Goal
Repeat the material exactly from its first line to the line that includes "317.1, 310.3, 303.6];". Skip pictures.
=-=-=-=-=
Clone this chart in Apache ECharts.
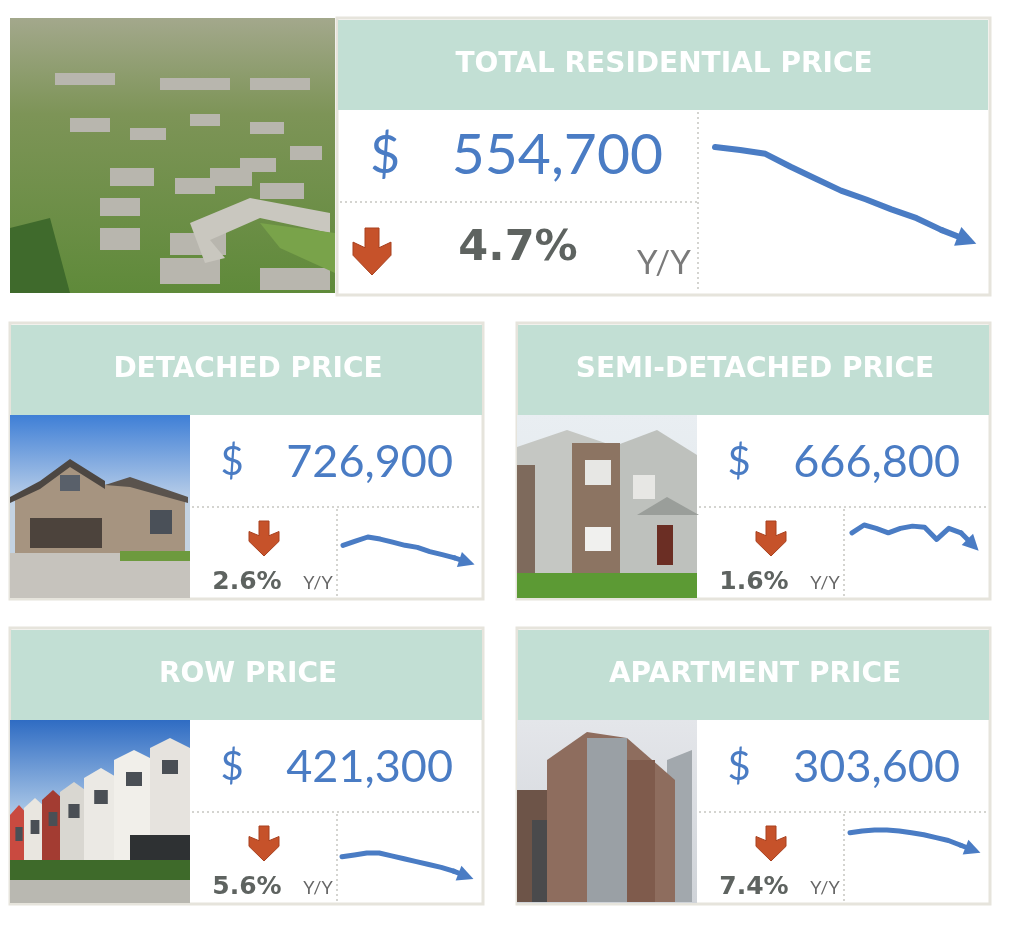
<!doctype html>
<html>
	<head>
		<meta charset="utf-8">
		<title>Residential Prices</title>
		<style>
			html, body { margin: 0; padding: 0; background: #fff; }
		</style>
	</head>
	<body>
		<div id="container" style="height: 946px; width: 1024px;"></div>

		<script src="https://cdn.jsdelivr.net/npm/echarts@6/dist/echarts.min.js"></script>

		<script>
			// benchmark price by type, in thousands of dollars
			const periods = ['1', '2', '3', '4', '5', '6', '7', '8', '9', '10', '11'];
			const totalTrend = [582.0, 581.1, 580.0, 576.2, 572.7, 569.2, 566.6, 563.7, 561.1, 557.6, 554.7];
			const detachedTrend = [746.3, 751.2, 756.0, 753.6, 750.0, 746.3, 743.9, 739.0, 735.4, 731.7, 726.9];
			const semiTrend = [677.6, 684.5, 681.5, 677.6, 681.5, 683.5, 682.5, 671.7, 681.5, 677.6, 666.8];
			const rowTrend = [446.3, 448.8, 451.3, 451.3, 447.6, 443.8, 440.1, 436.3, 432.6, 427.6, 421.3];
			const apartmentTrend = [327.9, 330.6, 331.9, 331.9, 330.6, 327.9, 325.2, 321.1, 317.1, 310.3, 303.6];

			const titles = ['TOTAL RESIDENTIAL PRICE', 'DETACHED PRICE', 'SEMI-DETACHED PRICE', 'ROW PRICE', 'APARTMENT PRICE'];
			const prices = ['554,700', '726,900', '666,800', '421,300', '303,600'];
			const changes = ['4.7%', '2.6%', '1.6%', '5.6%', '7.4%'];
			const changeUnit = 'Y/Y';

			const BLUE = '#4a7cc4';
			const MINT = '#c2dfd4';
			const RUST = '#c6522a';
			const GREY = '#5e6360';
			const EDGE = '#e6e4dc';
			const FONT = 'Lato, "Open Sans", sans-serif';
			const HEAVY = '"DejaVu Sans", sans-serif';

			function txt(text, x, y, size, weight, color, align, family) {
				return {
					type: 'text', z: 10,
					style: {
						text: text, x: x, y: y,
						font: weight + ' ' + size + 'px ' + (family || FONT),
						fill: color, textAlign: align || 'center', textVerticalAlign: 'middle'
					}
				};
			}

			function dotted(x1, y1, x2, y2) {
				return {
					type: 'line', z: 5,
					shape: { x1: x1, y1: y1, x2: x2, y2: y2 },
					style: { stroke: '#d4d4d0', lineWidth: 2, lineDash: [2, 3] }
				};
			}

			function downArrow(cx, top, bottom, half, shaft) {
				let h = bottom - top;
				return {
					type: 'polygon', z: 10,
					shape: {
						points: [
							[cx - shaft, top], [cx + shaft, top], [cx + shaft, top + h * 0.42],
							[cx + half, top + h * 0.3], [cx + half, top + h * 0.58], [cx, bottom],
							[cx - half, top + h * 0.58], [cx - half, top + h * 0.3], [cx - shaft, top + h * 0.42]
						]
					},
					style: { fill: RUST, stroke: '#a8401e', lineWidth: 1 }
				};
			}

			function rect(x, y, w, h, fill, z) {
				return { type: 'rect', z: z || 1, shape: { x: x, y: y, width: w, height: h }, style: { fill: fill } };
			}

			function poly(points, fill, z) {
				return { type: 'polygon', z: z || 2, shape: { points: points }, style: { fill: fill } };
			}

			function vgrad(stops) {
				return {
					type: 'linear', x: 0, y: 0, x2: 0, y2: 1,
					colorStops: stops.map(s => ({ offset: s[0], color: s[1] }))
				};
			}

			// ---- photo stand-ins (rough colour blocks) ----
			function aerialPhoto(x, y, w, h) {
				let g = [rect(x, y, w, h, vgrad([[0, '#a3a88c'], [0.35, '#7d9457'], [1, '#5f8a3a']]))];
				let roofs = [
					[60, 100, 40, 14], [120, 110, 36, 12], [180, 96, 30, 12], [240, 104, 34, 12],
					[100, 150, 44, 18], [165, 160, 40, 16], [230, 140, 36, 14], [280, 128, 32, 14],
					[90, 180, 40, 18], [200, 150, 42, 18], [250, 165, 44, 16],
					[90, 210, 40, 22], [160, 215, 56, 22], [150, 240, 60, 26], [250, 250, 70, 22], [45, 55, 60, 12], [150, 60, 70, 12], [240, 60, 60, 12]
				];
				roofs.forEach(r => g.push(rect(x + r[0], y + r[1], r[2], r[3], '#b8b6ae', 2)));
				g.push(poly([[x + 180, y + 205], [x + 240, y + 180], [x + 320, y + 195], [x + 320, y + 215], [x + 250, y + 200], [x + 200, y + 222], [x + 215, y + 240], [x + 195, y + 245]], '#c9c7bf', 3));
				g.push(poly([[x + 250, y + 205], [x + 325, y + 215], [x + 325, y + 255], [x + 270, y + 230]], '#79a34a', 3));
				g.push(poly([[x, y + 210], [x + 40, y + 200], [x + 60, y + 275], [x, y + 275]], '#3f6a2c', 3));
				return g;
			}

			function detachedPhoto(x, y, w, h) {
				return [
					rect(x, y, w, h, vgrad([[0, '#3f7fd6'], [0.45, '#b7cde8'], [0.5, '#c4d3e2'], [1, '#c4d3e2']])),
					poly([[x + 5, y + 82], [x + 30, y + 70], [x + 60, y + 48], [x + 90, y + 70], [x + 120, y + 68], [x + 175, y + 85], [x + 175, y + 140], [x + 5, y + 140]], '#a69480'),
					poly([[x, y + 82], [x + 30, y + 66], [x + 60, y + 44], [x + 95, y + 66], [x + 95, y + 74], [x + 60, y + 52], [x + 30, y + 74], [x, y + 88]], '#4d4742', 3),
					poly([[x + 95, y + 70], [x + 120, y + 62], [x + 178, y + 82], [x + 178, y + 88], [x + 120, y + 72]], '#5a534d', 3),
					rect(x + 20, y + 103, 72, 30, '#4c433c', 3),
					rect(x + 50, y + 60, 20, 16, '#59606a', 3),
					rect(x + 140, y + 95, 22, 24, '#4a5058', 3),
					rect(x, y + 138, w, h - 138, '#c6c3bd', 2),
					rect(x + 110, y + 136, 70, 10, '#6d9a3e', 3)
				];
			}

			function semiPhoto(x, y, w, h) {
				return [
					rect(x, y, w, h, vgrad([[0, '#e9eef2'], [1, '#dfe6ea']])),
					poly([[x, y + 32], [x + 50, y + 15], [x + 100, y + 32], [x + 100, y + 160], [x, y + 160]], '#c5c7c3'),
					poly([[x + 95, y + 32], [x + 140, y + 15], [x + 180, y + 40], [x + 180, y + 160], [x + 95, y + 160]], '#bec1bd'),
					rect(x + 55, y + 28, 48, 132, '#8c7462', 3),
					rect(x, y + 50, 18, 110, '#7e6a5c', 3),
					rect(x + 68, y + 45, 26, 25, '#e7e7e4', 4),
					rect(x + 68, y + 112, 26, 24, '#f0f0ee', 4),
					rect(x + 116, y + 60, 22, 24, '#e7e7e4', 4),
					rect(x + 140, y + 110, 16, 40, '#6b2e24', 4),
					poly([[x + 120, y + 100], [x + 150, y + 82], [x + 182, y + 100]], '#9a9e9a', 4),
					rect(x, y + 158, w, h - 158, '#5c9a34', 3)
				];
			}

			function rowPhoto(x, y, w, h) {
				let g = [rect(x, y, w, h, vgrad([[0, '#2f6cc3'], [0.5, '#a9c6e6'], [1, '#c9d6e2']]))];
				let units = [
					[0, 85, 18, '#c94a40'], [14, 78, 22, '#e9e6e0'], [32, 70, 22, '#a33c32'],
					[50, 62, 28, '#d9d7d1'], [74, 48, 34, '#ebe9e4'], [104, 30, 40, '#f1efea'], [140, 18, 40, '#e6e3de']
				];
				units.forEach(u => {
					g.push(poly([[x + u[0], y + u[1] + 10], [x + u[0] + u[2] / 2, y + u[1]], [x + u[0] + u[2], y + u[1] + 10], [x + u[0] + u[2], y + 145], [x + u[0], y + 145]], u[3], 2));
					g.push(rect(x + u[0] + u[2] * 0.3, y + u[1] + 22, u[2] * 0.4, 14, '#4a4f55', 3));
				});
				g.push(rect(x + 120, y + 115, 60, 40, '#2e3133', 3));
				g.push(rect(x, y + 140, w, 22, '#3e6a2a', 3));
				g.push(rect(x, y + 160, w, h - 160, '#b9b8b1', 3));
				return g;
			}

			function apartmentPhoto(x, y, w, h) {
				return [
					rect(x, y, w, h, vgrad([[0, '#e4e6ea'], [1, '#cfd3d8']])),
					poly([[x + 150, y + 40], [x + 175, y + 30], [x + 175, y + 182], [x + 150, y + 182]], '#a2a8ad'),
					poly([[x + 30, y + 40], [x + 70, y + 12], [x + 110, y + 18], [x + 158, y + 60], [x + 158, y + 182], [x + 30, y + 182]], '#8e6d5e'),
					rect(x + 70, y + 18, 40, 164, '#9aa0a5', 3),
					rect(x + 110, y + 40, 28, 142, '#7f5b4c', 3),
					rect(x, y + 70, 30, 112, '#6d5448', 3),
					rect(x + 15, y + 100, 15, 82, '#4a4a4c', 4)
				];
			}

			// ---- panels ----
			function bigPanel() {
				let g = [];
				g.push({ type: 'rect', z: 0, shape: { x: 337, y: 18, width: 653, height: 277 }, style: { fill: '#fff', stroke: EDGE, lineWidth: 3 } });
				g.push(rect(338, 20, 650, 90, MINT, 2));
				g = g.concat(aerialPhoto(10, 18, 325, 275));
				g.push(txt(titles[0], 664, 65, 28, 'bold', '#ffffff', 'center', HEAVY));
				g.push(dotted(698, 112, 698, 292));
				g.push(dotted(340, 202, 698, 202));
				g.push(txt('$', 385, 156, 52, 'normal', BLUE));
				g.push(txt(prices[0], 663, 156, 57, 'normal', BLUE, 'right'));
				g.push(downArrow(372, 228, 275, 19, 7));
				g.push(txt(changes[0], 518, 249, 43, 'bold', GREY, 'center', HEAVY));
				g.push(txt(changeUnit, 664, 263, 33, 'normal', '#7a7a7a'));
				return g;
			}

			function smallPanel(i, x, y, photoFn) {
				let g = [];
				g.push({ type: 'rect', z: 0, shape: { x: x, y: y, width: 473, height: 276 }, style: { fill: '#fff', stroke: EDGE, lineWidth: 3 } });
				g.push(rect(x + 1, y + 2, 471, 90, MINT, 2));
				g = g.concat(photoFn(x, y + 92, 180, 183));
				g.push(txt(titles[i], x + 238, y + 47, 28, 'bold', '#ffffff', 'center', HEAVY));
				g.push(dotted(x + 182, y + 184, x + 471, y + 184));
				g.push(dotted(x + 327, y + 186, x + 327, y + 274));
				g.push(txt('$', x + 222, y + 139, 40, 'normal', BLUE));
				g.push(txt(prices[i], x + 443, y + 139, 45, 'normal', BLUE, 'right'));
				g.push(downArrow(x + 254, y + 198, y + 233, 15, 5));
				g.push(txt(changes[i], x + 237, y + 259, 25, 'bold', GREY, 'center', HEAVY));
				g.push(txt(changeUnit, x + 308, y + 260, 18, 'normal', '#666666'));
				return g;
			}

			let graphics = bigPanel()
				.concat(smallPanel(1, 10, 323, detachedPhoto))
				.concat(smallPanel(2, 517, 323, semiPhoto))
				.concat(smallPanel(3, 10, 628, rowPhoto))
				.concat(smallPanel(4, 517, 628, apartmentPhoto));

			// ---- sparklines ----
			const trends = [totalTrend, detachedTrend, semiTrend, rowTrend, apartmentTrend];
			// plot boxes run from the first point to the arrow tip
			const grids = [
				{ left: 715, top: 147, width: 252, height: 93 },
				{ left: 343, top: 537, width: 124, height: 25 },
				{ left: 852, top: 525, width: 121, height: 20 },
				{ left: 342, top: 853, width: 124, height: 23 },
				{ left: 850, top: 830, width: 123, height: 20 }
			];

			let series = [];
			trends.forEach((t, i) => {
				let n = t.length;
				let style = { color: BLUE, width: i === 0 ? 6 : 5, opacity: 1, cap: 'round', join: 'round' };
				// the trend line itself
				series.push({
					type: 'lines', coordinateSystem: 'cartesian2d', xAxisIndex: i, yAxisIndex: i,
					polyline: true, clip: false, z: 20, lineStyle: style,
					data: [{ name: titles[i], coords: t.slice(0, n - 1).map((v, j) => [j, v]) }]
				});
				// last step carries the arrow head (polylines don't take end symbols)
				series.push({
					type: 'lines', coordinateSystem: 'cartesian2d', xAxisIndex: i, yAxisIndex: i,
					polyline: false, clip: false, z: 21, lineStyle: style,
					symbol: ['none', 'triangle'], symbolSize: i === 0 ? 20 : 16,
					data: [{ coords: [[n - 2, t[n - 2]], [n - 1, t[n - 1]]] }]
				});
			});

			let dom = document.getElementById('container');
			let myChart = echarts.init(dom, null, { renderer: 'canvas' });

			let opts = {
				animation: false,
				backgroundColor: '#ffffff',
				graphic: { elements: graphics },
				grid: grids.map(g => Object.assign({ containLabel: false, show: false }, g)),
				xAxis: trends.map((t, i) => ({
					type: 'value', gridIndex: i, min: 0, max: periods.length - 1, show: false, splitLine: { show: false }
				})),
				yAxis: trends.map((t, i) => ({
					type: 'value', gridIndex: i, min: Math.min(...t), max: Math.max(...t), show: false, splitLine: { show: false }
				})),
				series: series
			};

			myChart.setOption(opts, true);
		</script>
	</body>
</html>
=-=-=-=-=
Full solution
Clone this chart in Apache ECharts.
<!doctype html>
<html>
	<head>
		<meta charset="utf-8">
		<title>Residential Prices</title>
		<style>
			html, body { margin: 0; padding: 0; background: #fff; }
		</style>
	</head>
	<body>
		<div id="container" style="height: 946px; width: 1024px;"></div>

		<script src="https://cdn.jsdelivr.net/npm/echarts@6/dist/echarts.min.js"></script>

		<script>
			// benchmark price by type, in thousands of dollars
			const periods = ['1', '2', '3', '4', '5', '6', '7', '8', '9', '10', '11'];
			const totalTrend = [582.0, 581.1, 580.0, 576.2, 572.7, 569.2, 566.6, 563.7, 561.1, 557.6, 554.7];
			const detachedTrend = [746.3, 751.2, 756.0, 753.6, 750.0, 746.3, 743.9, 739.0, 735.4, 731.7, 726.9];
			const semiTrend = [677.6, 684.5, 681.5, 677.6, 681.5, 683.5, 682.5, 671.7, 681.5, 677.6, 666.8];
			const rowTrend = [446.3, 448.8, 451.3, 451.3, 447.6, 443.8, 440.1, 436.3, 432.6, 427.6, 421.3];
			const apartmentTrend = [327.9, 330.6, 331.9, 331.9, 330.6, 327.9, 325.2, 321.1, 317.1, 310.3, 303.6];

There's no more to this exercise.